# Molly's useless stack :)



## Mollywomble (Jul 19, 2010)

This is the closest I could get to a stack, Molly just keeps sitting down whenever I try! I know its probably so far out its useless, and im sorry if i have broken any rules having a bad stack  Any opinions on confo etc welcomed. she has grown up so much over the last month! a week off being 4 months.


----------



## doggiedad (Dec 2, 2007)

i don't know anything about stacking
but you have a nice looking puppy.


----------



## paulag1955 (Jun 29, 2010)

I can't even imagine getting Shasta to stand still long enough to even attempt a stack so Molly's looks great to me.


----------



## Sigurd's Mom (May 12, 2009)

Molly is gorgeous!


----------



## Zisso (Mar 20, 2009)

paulag1955 said:


> I can't even imagine getting Shasta to stand still long enough to even attempt a stack so Molly's looks great to me.

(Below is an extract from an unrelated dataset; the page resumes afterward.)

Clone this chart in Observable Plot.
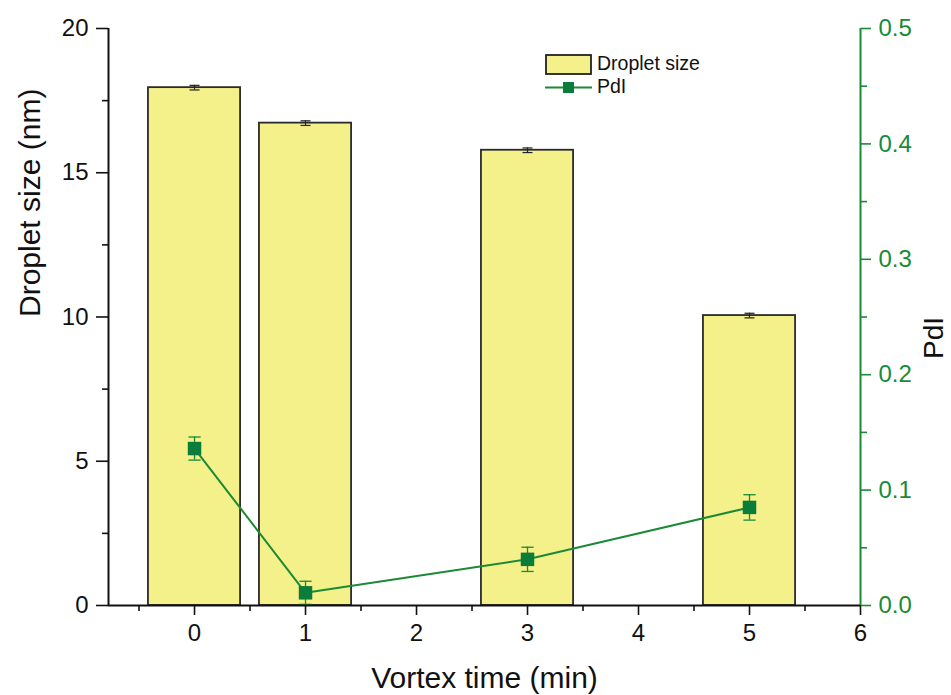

Same here with Nadia! If I try to physically stack her, she melts at my touch into a heap of GSD wanting belly rubs, and that is IF I can slow her down enough to get that far! So Molly looks great to me!


----------



## paulag1955 (Jun 29, 2010)

Zisso said:


> Same here with Nadia! If I try to physically stack her, she melts at my touch into a heap of GSD wanting belly rubs, and that is IF I can slow her down enough to get that far! So Molly looks great to me!


I'm too chicken to try...all Shasta wants to do is bite, chew and bite some more.


----------



## lhczth (Apr 5, 2000)

That isn't a bad stack though the angle of the camera is off. She has a very nice topline right now and excellent bone. Keep working at the stacking and photos.


----------



## WtxPA (Jun 10, 2010)

paulag1955 said:


> I'm too chicken to try...all Shasta wants to do is bite, chew and bite some more.


 Yeah, can't wait until June loses those puppy teeth.


----------